Constraining Coronal Heating: Employing Bayesian Analysis Techniques to Improve the Determination of Solar Atmospheric Plasma Parameters
Walsh, Robert W.; Adamakis, Sotiris; Morton-Jones, Anthony J.
United Kingdom
Abstract
One way of revealing the nature of the coronal heating mechanism is by comparing simple theoretical one-dimensional hydrostatic loop models with observations at the temperature and/or density structure along these features. The most well-known method for dealing with comparisons like that is the χ2 approach. In this paper we consider the restrictions imposed by this approach and present an alternative way for making model comparisons using Bayesian statistics.
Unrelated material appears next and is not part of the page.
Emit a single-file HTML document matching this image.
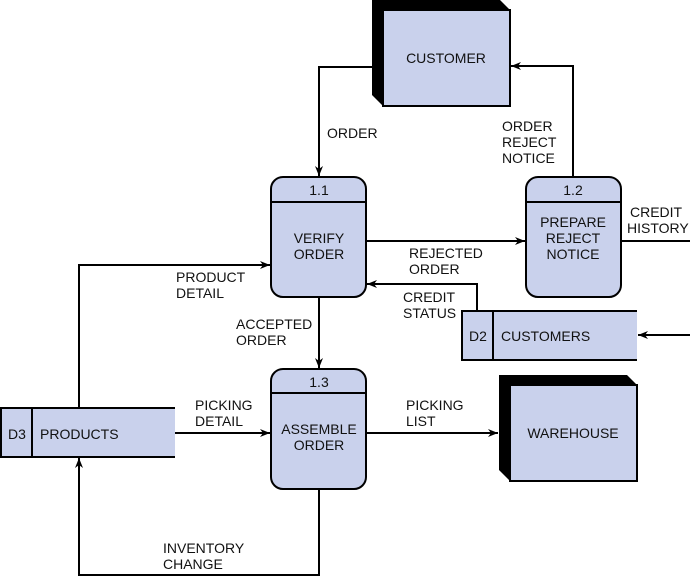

In order to quantify our beliefs we use Bayes factors and information criteria such as AIC and BIC. Two datasets (Ugarte-Urra et al.2005; Priest et al.2000) are reanalyzed using the method described above. For the dataset of Ugarte-Urra et al. (2005), we conclude to apex dominant heating as the likely heating candidate, whereas the dataset of Priest et al. (2000) implies basal heating. Note that these new results are different from those obtained using the chi-squared statistic. For this we suggest that proper usage of Classical and Bayesian statistics should be applied in order to make safe assumptions about the nature of the coronal heating mechanisms.